Nor has Mifsud chosen to merely reproduce his father’s war diary, the seed from which this book has germinated. Instead, what we are offered is a piece of writing (I can find no other term) whose place, if it existed, would be a liminal space at the boundaries of theory, fiction, poetry, diary and also, through Mifsud’s constant use of the second person to address both his father as a son and his son as a father, a confession of a kind. Faced with this book’s stubborn resistance to easy classifications, I found myself revisiting a reflection by JMG LeClezio: ‘Poetry, novels, short stories are remarkable antiquities which no longer fool anyone, or hardly anyone. Poems, narratives – what’s the use of them? There is nothing but writing left.’

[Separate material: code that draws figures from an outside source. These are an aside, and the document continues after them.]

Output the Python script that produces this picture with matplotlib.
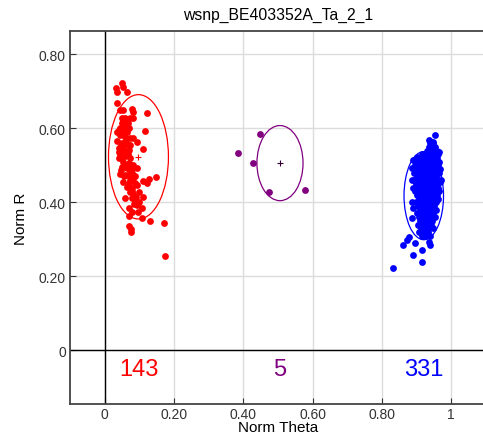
import matplotlib
matplotlib.use('Agg')
import matplotlib.pyplot as plt
from matplotlib.patches import Ellipse

plt.rcParams['font.family'] = ['Liberation Sans', 'DejaVu Sans']

title = 'wsnp_BE403352A_Ta_2_1'

# (norm theta, norm R)
red_pts = [
    (0.033, 0.708), (0.037, 0.699), (0.051, 0.722), (0.052, 0.713), (0.064, 0.697),
    (0.035, 0.668), (0.045, 0.650), (0.052, 0.650), (0.078, 0.652), (0.083, 0.645),
    (0.122, 0.642), (0.050, 0.629), (0.059, 0.629), (0.074, 0.627), (0.083, 0.629),
    (0.050, 0.614), (0.059, 0.609), (0.040, 0.595), (0.035, 0.591), (0.054, 0.595),
    (0.064, 0.591), (0.117, 0.593), (0.045, 0.582), (0.059, 0.577), (0.074, 0.573),
    (0.083, 0.573), (0.093, 0.562), (0.035, 0.566), (0.050, 0.559), (0.064, 0.557),
    (0.040, 0.546), (0.054, 0.546), (0.069, 0.541), (0.110, 0.543), (0.045, 0.530),
    (0.059, 0.526), (0.074, 0.521), (0.040, 0.519), (0.054, 0.510), (0.069, 0.505),
    (0.083, 0.501), (0.050, 0.496), (0.064, 0.492), (0.078, 0.492), (0.093, 0.492),
    (0.045, 0.476), (0.059, 0.474), (0.083, 0.465), (0.074, 0.460), (0.112, 0.458),
    (0.129, 0.463), (0.149, 0.469), (0.054, 0.456), (0.069, 0.451), (0.088, 0.451),
    (0.122, 0.451), (0.064, 0.442), (0.078, 0.438), (0.093, 0.447), (0.074, 0.429),
    (0.083, 0.422), (0.098, 0.429), (0.112, 0.415), (0.059, 0.411), (0.078, 0.411),
    (0.088, 0.406), (0.093, 0.393), (0.107, 0.386), (0.069, 0.386), (0.078, 0.375),
    (0.069, 0.364), (0.107, 0.357), (0.131, 0.350), (0.170, 0.343), (0.069, 0.337),
    (0.076, 0.328), (0.076, 0.319), (0.173, 0.255),
    (0.045, 0.600), (0.055, 0.585), (0.062, 0.570), (0.048, 0.555), (0.058, 0.540),
    (0.066, 0.530), (0.050, 0.520), (0.062, 0.500), (0.072, 0.485), (0.056, 0.470),
    (0.068, 0.475), (0.080, 0.480), (0.088, 0.470), (0.066, 0.615), (0.070, 0.600),
    (0.042, 0.535), (0.060, 0.560), (0.072, 0.555), (0.078, 0.430), (0.090, 0.415),
    (0.100, 0.400), (0.085, 0.395), (0.095, 0.375), (0.060, 0.620), (0.047, 0.488),
]
purple_pts = [(0.449, 0.586), (0.386, 0.534), (0.429, 0.505), (0.473, 0.427), (0.579, 0.433)]
blue_pts = [
    (0.954, 0.582), (0.935, 0.568), (0.949, 0.562), (0.939, 0.550), (0.964, 0.537),
    (0.930, 0.528), (0.901, 0.523), (0.891, 0.514), (0.886, 0.492), (0.896, 0.483),
    (0.968, 0.456), (0.886, 0.460), (0.891, 0.438), (0.886, 0.402), (0.891, 0.384),
    (0.886, 0.357), (0.877, 0.307), (0.862, 0.286), (0.872, 0.298), (0.896, 0.289),
    (0.935, 0.294), (0.939, 0.285), (0.915, 0.271), (0.889, 0.258), (0.915, 0.238),
    (0.831, 0.223),
    (0.940, 0.560), (0.948, 0.560), (0.935, 0.550), (0.945, 0.550), (0.952, 0.550),
    (0.930, 0.540), (0.941, 0.540), (0.950, 0.540), (0.958, 0.540),
    (0.915, 0.530), (0.925, 0.530), (0.937, 0.530), (0.946, 0.530), (0.955, 0.530), (0.962, 0.530),
    (0.905, 0.520), (0.918, 0.520), (0.928, 0.520), (0.940, 0.520), (0.951, 0.520), (0.960, 0.520),
    (0.900, 0.510), (0.912, 0.510), (0.924, 0.510), (0.933, 0.510), (0.944, 0.510), (0.956, 0.510), (0.965, 0.510),
    (0.896, 0.500), (0.908, 0.500), (0.920, 0.500), (0.931, 0.500), (0.942, 0.500), (0.953, 0.500), (0.962, 0.500),
    (0.904, 0.490), (0.916, 0.490), (0.927, 0.490), (0.938, 0.490), (0.948, 0.490), (0.958, 0.490), (0.967, 0.490),
    (0.893, 0.480), (0.910, 0.480), (0.922, 0.480), (0.934, 0.480), (0.945, 0.480), (0.955, 0.480), (0.964, 0.480),
    (0.900, 0.470), (0.914, 0.470), (0.926, 0.470), (0.937, 0.470), (0.947, 0.470), (0.957, 0.470),
    (0.892, 0.460), (0.906, 0.460), (0.919, 0.460), (0.930, 0.460), (0.941, 0.460), (0.952, 0.460), (0.962, 0.460), (0.970, 0.460),
    (0.898, 0.450), (0.912, 0.450), (0.924, 0.450), (0.935, 0.450), (0.946, 0.450), (0.958, 0.450),
    (0.903, 0.440), (0.916, 0.440), (0.928, 0.440), (0.939, 0.440), (0.950, 0.440), (0.961, 0.440),
    (0.895, 0.430), (0.909, 0.430), (0.921, 0.430), (0.933, 0.430), (0.944, 0.430), (0.955, 0.430), (0.966, 0.430),
    (0.901, 0.420), (0.914, 0.420), (0.926, 0.420), (0.937, 0.420), (0.948, 0.420), (0.959, 0.420),
    (0.907, 0.410), (0.919, 0.410), (0.930, 0.410), (0.942, 0.410), (0.953, 0.410), (0.963, 0.410),
    (0.898, 0.400), (0.912, 0.400), (0.924, 0.400), (0.935, 0.400), (0.946, 0.400), (0.957, 0.400),
    (0.904, 0.390), (0.917, 0.390), (0.929, 0.390), (0.940, 0.390), (0.951, 0.390),
    (0.909, 0.380), (0.921, 0.380), (0.933, 0.380), (0.944, 0.380), (0.955, 0.380),
    (0.901, 0.370), (0.914, 0.370), (0.926, 0.370), (0.938, 0.370), (0.949, 0.370),
    (0.907, 0.360), (0.919, 0.360), (0.931, 0.360), (0.943, 0.360), (0.954, 0.360),
    (0.911, 0.350), (0.923, 0.350), (0.935, 0.350), (0.946, 0.350),
    (0.905, 0.340), (0.917, 0.340), (0.929, 0.340), (0.941, 0.340),
    (0.912, 0.330), (0.924, 0.330), (0.936, 0.330), (0.948, 0.330),
    (0.908, 0.320), (0.920, 0.320), (0.932, 0.320),
    (0.915, 0.310), (0.927, 0.310), (0.939, 0.310),
]

# cluster summaries: color, count, center, ellipse width/height
clusters = [
    ('#ff0000', 143, (0.0976, 0.523), 0.173, 0.336, red_pts),
    ('#800080', 5, (0.506, 0.506), 0.133, 0.203, purple_pts),
    ('#0000ff', 331, (0.921, 0.418), 0.114, 0.238, blue_pts),
]

fig = plt.figure(figsize=(4.83, 4.39), dpi=100)
ax = fig.add_axes([70/483, 34/439, 415.8/483, 373/439])
ax.set_xlim(-0.1, 1.1)
ax.set_ylim(-0.145, 0.863)

ax.set_xticks([0, 0.2, 0.4, 0.6, 0.8, 1])
ax.set_xticklabels(['0', '0.20', '0.40', '0.60', '0.80', '1'])
ax.set_yticks([0, 0.2, 0.4, 0.6, 0.8])
ax.set_yticklabels(['0', '0.20', '0.40', '0.60', '0.80'])
ax.tick_params(direction='in', length=4, labelsize=10, colors='#333333', pad=3)
ax.tick_params(axis='x', pad=2)
ax.grid(True, color='#dcdcdc', linewidth=1)
ax.set_axisbelow(True)
ax.axvline(0, color='black', linewidth=1, zorder=1)
ax.axhline(0, color='black', linewidth=1, zorder=1)
for s in ['left', 'top', 'bottom']:
    ax.spines[s].set_color('#444444')
    ax.spines[s].set_linewidth(1.3)
ax.spines['right'].set_visible(False)

for color, n, c, w, h, pts in clusters:
    xs = [p[0] for p in pts]
    ys = [p[1] for p in pts]
    ax.scatter(xs, ys, s=24, color=color, linewidths=0, zorder=3)
    ax.add_patch(Ellipse(c, w, h, fill=False, edgecolor=color, linewidth=0.9, zorder=4))
    ax.plot(c[0], c[1], marker='+', color=color if n != 5 else '#330033',
            markersize=4, markeredgewidth=0.8, zorder=5)
    ax.text(c[0], -0.05, str(n), color=color, fontsize=17, ha='center', va='center')

ax.set_title(title, fontsize=11.3, pad=9)
ax.set_xlabel('Norm Theta', fontsize=11, labelpad=0)
ax.xaxis.set_label_coords(0.5, -0.044)
ax.set_ylabel('Norm R', fontsize=11, labelpad=8)

fig.savefig('out.png', dpi=100)
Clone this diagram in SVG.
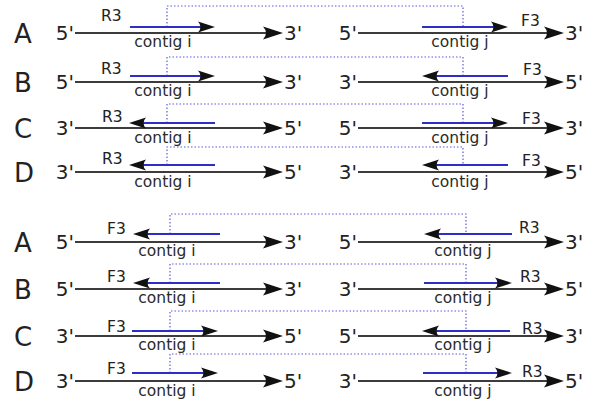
<svg xmlns="http://www.w3.org/2000/svg" width="600" height="403" viewBox="0 0 600 403">
  <style>
    text { font-family: "DejaVu Sans", "Liberation Sans", sans-serif; fill: #222; }
    .row { font-size: 26px; }
    .end { font-size: 20px; }
    .primer { font-size: 15.5px; }
    .contig { font-size: 15.5px; text-anchor: middle; fill: #2a2a2a; }
    .strand { stroke: #3c3c3c; stroke-width: 2.2; fill: none; marker-end: url(#bigHead); }
    .read { stroke: #2e2ec4; stroke-width: 2; fill: none; marker-end: url(#smallHead); }
    .link { stroke: #5a5ae0; stroke-width: 1.2; stroke-dasharray: 1.5 2; fill: none; }
  </style>
  <defs>
    <!-- swept dart heads; the line end sits a few px behind the tip -->
    <marker id="bigHead" markerUnits="userSpaceOnUse" viewBox="-21 -7 22 14" markerWidth="22" markerHeight="14" refX="-10" refY="0" orient="auto">
      <path d="M0,0 L-20,-6.5 Q-14,0 -20,6.5 Z" fill="#111"/>
    </marker>
    <marker id="smallHead" markerUnits="userSpaceOnUse" viewBox="-18 -6 19 12" markerWidth="19" markerHeight="12" refX="-8" refY="0" orient="auto">
      <path d="M0,0 L-17,-5.5 Q-12,0 -17,5.5 Z" fill="#111"/>
    </marker>
  </defs>

  <!-- dotted links between the two reads of each pair -->
  <g id="links">
    <path class="link" d="M167,27 V6 H463 V27"/>
    <path class="link" d="M167,76 V57 H463 V76"/>
    <path class="link" d="M167,123 V104 H463 V123"/>
    <path class="link" d="M167,165 V147 H463 V165"/>
    <path class="link" d="M170,234 V214 H466 V234"/>
    <path class="link" d="M170,283 V264 H466 V283"/>
    <path class="link" d="M170,331 V311 H466 V331"/>
    <path class="link" d="M170,373 V354 H466 V373"/>
  </g>

  <!-- upper block: R3 on contig i, F3 on contig j -->
  <g id="upper-A">
    <text class="row" x="14" y="43">A</text>
    <g id="upper-A-i">
      <text class="end" x="74" y="40" text-anchor="end">5'</text>
      <line class="strand" x1="75" y1="33" x2="273" y2="33"/>
      <text class="end" x="284" y="40">3'</text>
      <line class="read" x1="130" y1="27" x2="207" y2="27"/>
      <text class="primer" x="101" y="21">R3</text>
      <text class="contig" x="163" y="47">contig i</text>
    </g>
    <g id="upper-A-j">
      <text class="end" x="357" y="40" text-anchor="end">5'</text>
      <line class="strand" x1="358" y1="33" x2="554" y2="33"/>
      <text class="end" x="565" y="40">3'</text>
      <line class="read" x1="422" y1="27" x2="500" y2="27"/>
      <text class="primer" x="521" y="26">F3</text>
      <text class="contig" x="460" y="47">contig j</text>
    </g>
  </g>

  <g id="upper-B">
    <text class="row" x="14" y="92">B</text>
    <g id="upper-B-i">
      <text class="end" x="74" y="89" text-anchor="end">5'</text>
      <line class="strand" x1="75" y1="82" x2="273" y2="82"/>
      <text class="end" x="284" y="89">3'</text>
      <line class="read" x1="130" y1="76" x2="207" y2="76"/>
      <text class="primer" x="101" y="74">R3</text>
      <text class="contig" x="163" y="96">contig i</text>
    </g>
    <g id="upper-B-j">
      <text class="end" x="357" y="89" text-anchor="end">3'</text>
      <line class="strand" x1="358" y1="82" x2="554" y2="82"/>
      <text class="end" x="565" y="89">5'</text>
      <line class="read" x1="508" y1="76" x2="430" y2="76"/>
      <text class="primer" x="523" y="75">F3</text>
      <text class="contig" x="460" y="96">contig j</text>
    </g>
  </g>

  <g id="upper-C">
    <text class="row" x="14" y="138">C</text>
    <g id="upper-C-i">
      <text class="end" x="74" y="135" text-anchor="end">3'</text>
      <line class="strand" x1="75" y1="128" x2="273" y2="128"/>
      <text class="end" x="284" y="135">5'</text>
      <line class="read" x1="215" y1="123" x2="137" y2="123"/>
      <text class="primer" x="102" y="122">R3</text>
      <text class="contig" x="163" y="143">contig i</text>
    </g>
    <g id="upper-C-j">
      <text class="end" x="357" y="135" text-anchor="end">5'</text>
      <line class="strand" x1="358" y1="128" x2="554" y2="128"/>
      <text class="end" x="565" y="135">3'</text>
      <line class="read" x1="422" y1="123" x2="500" y2="123"/>
      <text class="primer" x="522" y="124">F3</text>
      <text class="contig" x="460" y="143">contig j</text>
    </g>
  </g>

  <g id="upper-D">
    <text class="row" x="14" y="182">D</text>
    <g id="upper-D-i">
      <text class="end" x="74" y="179" text-anchor="end">3'</text>
      <line class="strand" x1="75" y1="172" x2="273" y2="172"/>
      <text class="end" x="284" y="179">5'</text>
      <line class="read" x1="215" y1="165" x2="137" y2="165"/>
      <text class="primer" x="102" y="164">R3</text>
      <text class="contig" x="163" y="187">contig i</text>
    </g>
    <g id="upper-D-j">
      <text class="end" x="357" y="179" text-anchor="end">3'</text>
      <line class="strand" x1="358" y1="172" x2="554" y2="172"/>
      <text class="end" x="565" y="179">5'</text>
      <line class="read" x1="508" y1="165" x2="430" y2="165"/>
      <text class="primer" x="522" y="166">F3</text>
      <text class="contig" x="460" y="187">contig j</text>
    </g>
  </g>

  <!-- lower block: F3 on contig i, R3 on contig j -->
  <g id="lower-A">
    <text class="row" x="14" y="252">A</text>
    <g id="lower-A-i">
      <text class="end" x="74" y="249" text-anchor="end">5'</text>
      <line class="strand" x1="75" y1="242" x2="273" y2="242"/>
      <text class="end" x="284" y="249">3'</text>
      <line class="read" x1="220" y1="234" x2="141" y2="234"/>
      <text class="primer" x="107" y="234">F3</text>
      <text class="contig" x="167" y="256">contig i</text>
    </g>
    <g id="lower-A-j">
      <text class="end" x="357" y="249" text-anchor="end">5'</text>
      <line class="strand" x1="358" y1="242" x2="554" y2="242"/>
      <text class="end" x="565" y="249">3'</text>
      <line class="read" x1="512" y1="234" x2="432" y2="234"/>
      <text class="primer" x="519" y="233">R3</text>
      <text class="contig" x="463" y="256">contig j</text>
    </g>
  </g>

  <g id="lower-B">
    <text class="row" x="14" y="299">B</text>
    <g id="lower-B-i">
      <text class="end" x="74" y="296" text-anchor="end">5'</text>
      <line class="strand" x1="75" y1="289" x2="273" y2="289"/>
      <text class="end" x="284" y="296">3'</text>
      <line class="read" x1="220" y1="283" x2="141" y2="283"/>
      <text class="primer" x="107" y="282">F3</text>
      <text class="contig" x="167" y="303">contig i</text>
    </g>
    <g id="lower-B-j">
      <text class="end" x="357" y="296" text-anchor="end">3'</text>
      <line class="strand" x1="358" y1="289" x2="554" y2="289"/>
      <text class="end" x="565" y="296">5'</text>
      <line class="read" x1="424" y1="283" x2="504" y2="283"/>
      <text class="primer" x="520" y="282">R3</text>
      <text class="contig" x="463" y="303">contig j</text>
    </g>
  </g>

  <g id="lower-C">
    <text class="row" x="14" y="346">C</text>
    <g id="lower-C-i">
      <text class="end" x="74" y="343" text-anchor="end">3'</text>
      <line class="strand" x1="75" y1="336" x2="273" y2="336"/>
      <text class="end" x="284" y="343">5'</text>
      <line class="read" x1="132" y1="331" x2="210" y2="331"/>
      <text class="primer" x="107" y="332">F3</text>
      <text class="contig" x="167" y="350">contig i</text>
    </g>
    <g id="lower-C-j">
      <text class="end" x="357" y="343" text-anchor="end">5'</text>
      <line class="strand" x1="358" y1="336" x2="554" y2="336"/>
      <text class="end" x="565" y="343">3'</text>
      <line class="read" x1="510" y1="331" x2="430" y2="331"/>
      <text class="primer" x="522" y="334">R3</text>
      <text class="contig" x="463" y="350">contig j</text>
    </g>
  </g>

  <g id="lower-D">
    <text class="row" x="14" y="391">D</text>
    <g id="lower-D-i">
      <text class="end" x="74" y="388" text-anchor="end">3'</text>
      <line class="strand" x1="75" y1="381" x2="273" y2="381"/>
      <text class="end" x="284" y="388">5'</text>
      <line class="read" x1="132" y1="373" x2="210" y2="373"/>
      <text class="primer" x="107" y="374">F3</text>
      <text class="contig" x="167" y="396">contig i</text>
    </g>
    <g id="lower-D-j">
      <text class="end" x="357" y="388" text-anchor="end">3'</text>
      <line class="strand" x1="358" y1="381" x2="554" y2="381"/>
      <text class="end" x="565" y="388">5'</text>
      <line class="read" x1="423" y1="373" x2="504" y2="373"/>
      <text class="primer" x="522" y="377">R3</text>
      <text class="contig" x="463" y="396">contig j</text>
    </g>
  </g>
</svg>
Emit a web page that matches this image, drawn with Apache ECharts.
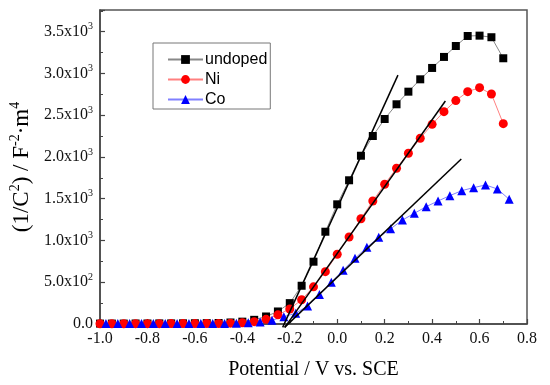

There is a very literal sense in which that last sentence applies to this book. Its starting point is the war diary that Mifsud’s father kept as a recruit in the King’s Own Malta Regiment, which the author had discovered by chance and found himself rereading, as he says in the preface, on the day of his father’s funeral. The father’s voice surfaces in the first part of this book in fragments of the writing that he left behind, bursts of laconic, factual English prose whose uniformed, male austerity sits oddly with its tumbling, unpunctuated enthusiasm for the army: ‘The Instructor after he spoke to me and recognised that speaks english he told that I will be squad leader. From now on I started the army life.’


Here are the makings of a man. But the fragments of the diary of ‘Mifsud il-Kikkra’, bayonet in hand, are hardly the principal text of this meditation on masculinity or, to paraphrase de Beauvoir’s classic phrase, on what it means to ‘become Man’. Set off both typographically and stylistically, the extracts from the diary achieve the status of echoes of another voice interrupting Mifsud’s own dialogues with his father and his son. It is not even the only other voice: the prose segues seamlessly into Susan Bordo’s recollections of her dying father, Julia Kristeva’s recollections of her son. Barely audible, Mifsud’s own son occasionally speaks (‘Kemm timxi stramb, Papinku!’).


Perhaps it is inevitable that the Father, the old artificer, Logos and lawmaker, should ultimately emerge as the central figure in a work that seeks to come to terms with manhood. A central feature of Mifsud’s memories of his own childhood is his father’s constant admonishment to be a man, not to cry, to fight back. This is the conflict that makes a man a man, or so the myth of the Father would have it. That myth makes its presence strongly felt here, in the struggle to win a mother’s love, the growing recognition that the Father is the man who got there first, the process that should ultimately lead to the Son identifying with the Lawgiver and finding his rightful place. ‘Tgħid bħalek se nibda nisħaq taħt għarqubi l-fjur ifuħ waqt li ngħid li nħobb il-ward ta’ Mejju?’ But the myth is subverted, the Law broken: ‘Kont niddiżappuntak? Inġiegħlek tidgħi, għid? Kont neżasperak għax kont nibża’ mid-dlam? Taf li għadni nibża’ mid-dlam s’issa? Taf? [...] Taf li ksirthom kollha l-kmandamenti tiegħek?’


There is yet another, more important level on which this subversion of masculinity operates and that is the level of the text itself. This is a piece of writing that rescinds the traditional strictures of genre, the authorial authority and the monologue in favour of rich allusion, imagery, poetry, polyphony. Feminine writing? What were you thinking, Mifsud?


The final sections of the book contain some of its most moving passages, as Mifsud dwells on the death of his father, and on his own relationship with his son: ‘Nitbissem iddiżappuntat hekk kif narak tolfoq għax ġejt jien minflokha. Tolfoq għax taħseb li telqitek. [...] Tolfoq għax tħoss it-toqol tal-Isem tal-Missier jagħfas fuqek, iġiegħlek iċċedi.’


The struggle is renewed, the irony palpable. The profound discomfort of finding oneself in the role that one has sought to subvert can only be offset through the act of writing about it, through a father’s confession. Our ultimate tragedy must be this: that we embark upon struggles whose course, already inscribed, remains unalterable. There remains only the work of mourning and renewal, through writing.